Optimism.  It's hard to come by some days.  Occasionally I feel really lonely, not often as I used to, but it's that same feeling, and it's truly terrifying.  I'm not sure what it is or what triggers it.  This morning I felt relatively upbeat: aside from having to wake up early to get to Tesco before the mid-morning rush, everything seemed lovely.  It was sunny and I put on a pink summery dress to celebrate, sunglasses too.  This evening, however, that cerulean expanse has clouded over rendering my summer attire superflous.

Pathetic fallacy is what you would call it.

I felt empty like this before 40 minutes ago, but at 8 o'clock I called a friend, and they didn't answer.  Even though I am sure they must have their phone on silent or just be busy doing something it makes me feel so rejected, stupid for trying and bothering them.  I just wanted to talk to someone.  Not to bring them down into this stupor with me, but to talk, ask about their day and as a result have mine miraculously brightened.  I know I have many offers of a simple chat from my subscribers, but I know very few of them well enough to open up like that, and none of them know the real me at all.  They don't know how to trigger a smile from me when seconds before I had been in waves of tears.

I need that now.  I can't call again though.

I'll go to bed; if I'm asleep I can't feel.  It's one of my old tactics, one which I should not revisit, but I don't know what else I could do...except call.

Friday, 29 July 2011

Being braver...

Back when I was restricting my food intake to 300 calories per day I use to make lists.  They would consist of all the food I wished I could eat, the food I would eat if I was allowed.  The thing about restricting is that EVERYTHING suddenly becomes a huge temptation.  I suppose if your body is crying out for nutrients, energy and love you will naturally gravitate towards cake and such like. 
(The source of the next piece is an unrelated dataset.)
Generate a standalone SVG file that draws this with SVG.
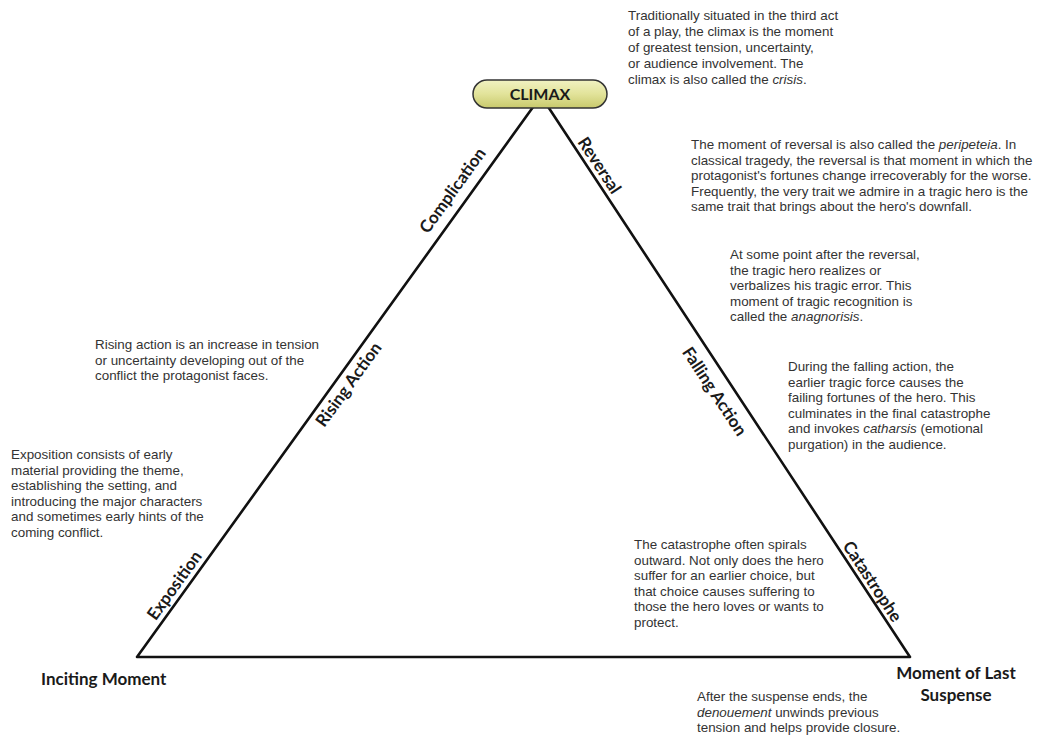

This is a precursor to a video which I am planning.  I've had so many requests for a 'What I eat after anorexia' video that I think I must get my arse into gear and film it.  I plan to do this later on in the summer.

When I had a LiveJournal, millenniums ago, I made such a list.  It was very long, full of cakes and biscuits and crisps, stuff which I'm not actually all that fond of. 

A list of my favourite foods now shows that my eating habits are much healthier, and more reflective of my actual food preferences, rather than what my starved body was crying out for.
  • I love toast: White bread, always.  I buy a low calorie brand, but I'm working on that.
  • Ben and Jerry's Cherry Garcia Frozen Yoghurt:  This is love in a tub. 
  • Ham sandwiches:  My sandwich of choice.  I'm quite picky really, although I avoid buying the low calorie versions nowadays because I realised they taste like wank.  Usually I make my own with proper ham bought from the butcher - I'm so not down with the mass produced cheap rubbish. 
  • Smoothie and juice:  They make me happy, especially juice from a juice bar.
 I do realise of course that my diet is still quite restricted, (not that I only eat the above of course), but I'm trying to get new foods into my diet.  They are lots of things I would like to try, but unfortunately one bad experience with food tends to put me off for life.  Prawns for example: I had some in London on Wednesday and they were really yummy until I noticed one of them hadn't had the little black vein bit taken out properly.  It made me feel rather queasy so I didn't eat anymore, and I don't think I will ever again. 

I just need to be braver.  I'm going to try and take advantage of any opportunities to try new foods.